Ele observou a preocupante subnotificação de mortes e ingressou na Rede Análise Covid-19. Os cálculos mostraram que as estatísticas oficiais eram bem diferentes da realidade.
— Arrumei um método que é irrefutável. A gente pega as tabelas fornecidas pelo SUS, você tem a tabela de óbitos por síndrome respiratória aguda grave e, ao lado, tem a coluna que especifica covid. Só que isso vem sendo atualizado de forma retroativa. Geralmente, a tabela de 60 dias para trás é a final. Então, o que acontece? Nessa coluna por SRAG e por covid tem diferença. Você retroage aos anos anteriores e os números são assustadores — explica o professor.
Martinez acredita que hoje a subnotificação brasileira reduziu de 50% para 38%, mas observa que vai demorar um bom tempo para que se tenha uma noção do impacto da pandemia no Brasil. Nos cálculos do professor, 2020 teve mais 73 mil mortes por covid, que não entraram nas estatísticas. Para isso, ele considerou que em 2019 o Brasil perdeu 5.276 pessoas para doenças respiratórias.

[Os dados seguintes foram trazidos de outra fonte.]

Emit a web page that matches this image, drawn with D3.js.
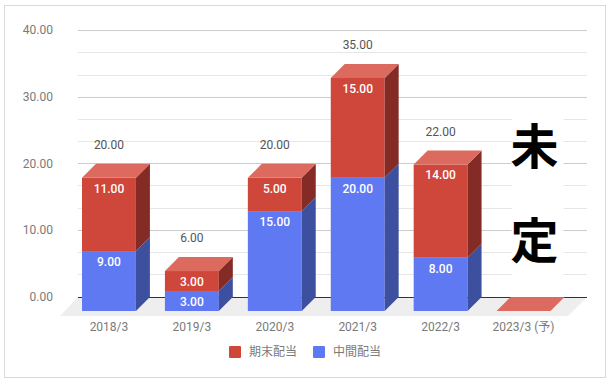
<!DOCTYPE html>
<html>
<head>
<meta charset="utf-8">
<script src="https://cdn.jsdelivr.net/npm/d3@7"></script>
<style>
body { margin: 0; background: #fff; }
text { font-family: Roboto, "Noto Sans CJK JP", sans-serif; }
</style>
</head>
<body>
<script>
var categories = ["2018/3", "2019/3", "2020/3", "2021/3", "2022/3", "2023/3 (予)"];
var interim = [9, 3, 15, 20, 8, 0];
var yearEnd = [11, 3, 5, 15, 14, 0];
var totals = [20, 6, 20, 35, 22, null];
var majorTicks = [0, 10, 20, 30, 40];
var minorTicks = [3.33, 6.67, 13.33, 16.67, 23.33, 26.67, 33.33, 36.67];
var seriesNames = ["期末配当", "中間配当"];

var w = 612;
var h = 383;
var depth = 14; //bar depth, back wall sits this far up and right of bar fronts
var colors = {
    interim: { front: "#5f79f3", side: "#3d50a0", top: "#7d92f5" },
    yearEnd: { front: "#cf463a", side: "#842b26", top: "#dc6a5e" }
};

var svg = d3.select("body").append("svg").attr("width", w).attr("height", h);

var x = d3.scaleBand().domain(categories).range([67.5, 565]).paddingInner(0.35).paddingOuter(0.175);
var y = d3.scaleLinear().domain([0, 40]).range([311, 44.6]);
var fmt = d3.format(".2f");

svg.append("rect").attr("x", 4.5).attr("y", 5.5).attr("width", 601).attr("height", 372)
    .attr("fill", "#fff").attr("stroke", "#d9d9d9");

//floor
var floorLeft = 78, floorRight = 587, floorFront = y(0) + 5;
svg.append("path")
    .attr("d", "M" + floorLeft + "," + (y(0) - depth) + "L" + floorRight + "," + (y(0) - depth)
        + "L" + (floorRight - 19) + "," + floorFront + "L" + (floorLeft - 18) + "," + floorFront + "Z")
    .attr("fill", "#eeeeee");

//grid lines on the back wall, from the same scale shifted by depth
var back = y.copy().range(y.range().map(function(d){ return d - depth; }));
svg.append("g").selectAll("line")
    .data(minorTicks.map(function(v){ return { v: v, c: "#e6e6e6" }; })
        .concat(majorTicks.map(function(v){ return { v: v, c: v === 0 ? "#333333" : "#cccccc" }; })))
    .enter().append("line")
    .attr("x1", floorLeft).attr("x2", floorRight)
    .attr("y1", function(d){ return Math.floor(back(d.v)) + 0.5; })
    .attr("y2", function(d){ return Math.floor(back(d.v)) + 0.5; })
    .attr("stroke", function(d){ return d.c; });

//y axis labels
var yAxis = svg.append("g").attr("transform", "translate(58,-0.5)")
    .call(d3.axisLeft(back).tickValues(majorTicks).tickFormat(fmt).tickSize(0).tickPadding(5));
yAxis.select(".domain").remove();
yAxis.selectAll("text").attr("font-size", 12).attr("fill", "#7a7a7a")
    .style("font-family", "Roboto").attr("dy", "0.32em");

//x axis labels
var xAxis = svg.append("g").attr("transform", "translate(0,322)")
    .call(d3.axisBottom(x).tickSize(0).tickPadding(0));
xAxis.select(".domain").remove();
xAxis.selectAll("text").attr("font-size", 12).attr("fill", "#7a7a7a")
    .style("font-family", "Roboto, 'Noto Sans CJK JP'");

//stacked boxes
var rows = categories.map(function(c, i){
    return { cat: c, interim: interim[i], yearEnd: yearEnd[i] };
});
var stack = d3.stack().keys(["interim", "yearEnd"])(rows);
var bw = x.bandwidth();

var segs = [];
categories.forEach(function(c, i){
    stack.forEach(function(s){
        segs.push({ key: s.key, cat: c, y0: s[i][0], y1: s[i][1], top: s.key === "yearEnd" });
    });
});

var boxes = svg.selectAll("g.box").data(segs).enter().append("g").attr("class", "box");

boxes.filter(function(d){ return d.y1 > d.y0; }).append("rect")
    .attr("x", function(d){ return x(d.cat); })
    .attr("y", function(d){ return y(d.y1); })
    .attr("width", bw)
    .attr("height", function(d){ return y(d.y0) - y(d.y1); })
    .attr("fill", function(d){ return colors[d.key].front; });

boxes.filter(function(d){ return d.y1 > d.y0; }).append("path")
    .attr("d", function(d){
        var r = x(d.cat) + bw;
        return "M" + r + "," + y(d.y1) + "l" + depth + "," + (-depth)
            + "V" + (y(d.y0) - depth) + "l" + (-depth) + "," + depth + "Z";
    })
    .attr("fill", function(d){ return colors[d.key].side; });

//top face of each column, the empty last year still has one
boxes.filter(function(d){ return d.top; }).append("path")
    .attr("d", function(d){
        return "M" + x(d.cat) + "," + y(d.y1) + "l" + depth + "," + (-depth)
            + "h" + bw + "l" + (-depth) + "," + depth + "Z";
    })
    .attr("fill", function(d){ return colors[d.key].top; });

boxes.filter(function(d){ return d.y1 > d.y0; }).append("text")
    .text(function(d){ return fmt(d.y1 - d.y0); })
    .attr("x", function(d){ return x(d.cat) + bw / 2; })
    .attr("y", function(d){ return y(d.y1) + 10.7; })
    .attr("dy", "0.35em")
    .attr("text-anchor", "middle")
    .attr("font-size", 12)
    .attr("font-weight", 500)
    .attr("fill", "#fff");

//totals above the columns
svg.selectAll("text.total").data(categories.map(function(c, i){ return { cat: c, v: totals[i] }; })
    .filter(function(d){ return d.v !== null; }))
    .enter().append("text").attr("class", "total")
    .text(function(d){ return fmt(d.v); })
    .attr("x", function(d){ return x(d.cat) + bw / 2; })
    .attr("y", function(d){ return back(d.v) - 19; })
    .attr("dy", "0.35em")
    .attr("text-anchor", "middle")
    .attr("font-size", 12)
    .attr("fill", "#555555");

//white patch and the pasted-on note
var last = x("2023/3 (予)");
svg.append("rect").attr("x", last + 15).attr("y", 100).attr("width", 52).attr("height", back(0) - 100.5)
    .attr("fill", "#fff");
svg.selectAll("text.note").data(["未", "定"]).enter().append("text").attr("class", "note")
    .text(function(d){ return d; })
    .attr("x", last + bw / 2 + 11)
    .attr("y", function(d, i){ return 164 + i * 94; })
    .attr("text-anchor", "middle")
    .attr("font-size", 48)
    .attr("font-weight", 700)
    .attr("fill", "#000")
    .style("font-family", "'Noto Sans CJK JP'");

//legend
var legend = svg.selectAll("g.legend").data(seriesNames).enter().append("g").attr("class", "legend")
    .attr("transform", function(d, i){ return "translate(" + (229 + i * 84) + ",346)"; });
legend.append("rect").attr("width", 12).attr("height", 12).attr("rx", 1)
    .attr("fill", function(d, i){ return i === 0 ? colors.yearEnd.front : colors.interim.front; });
legend.append("text").text(function(d){ return d; })
    .attr("x", 20).attr("y", 6).attr("dy", "0.35em")
    .attr("font-size", 12).attr("fill", "#7a7a7a");
</script>
</body>
</html>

Levando-se em conta que, no ano passado, a maior parte da população reduziu a circulação, impedindo a proliferação das gripes, só um vírus circulou com força: o Sars-Cov-2. Por isso, a subnotificação é muito clara.
— Fiz o cálculo para 2020. Sobraram muitos óbitos e que não foram covid. Se tiro todos os 5.276 de 2019, ainda sobra muita coisa. Seriam 73.655 óbitos. E não tem identificação. Ora, se em 31 de dezembro se tinha um número determinado de mortes por covid, temos 73 mil que foram para o nada — complementa Martinez.
O professor acredita que só em cinco anos se saberá o real impacto do coronavírus no país. Isso porque, além das mortes subnotificadas, existem pessoas que foram hospitalizadas por covid, consideradas recuperadas e que morreram por outras complicações surgidas a partir do vírus. São muitas variáveis para compreender como a maior crise sanitária dos últimos 100 anos atingiu o mundo.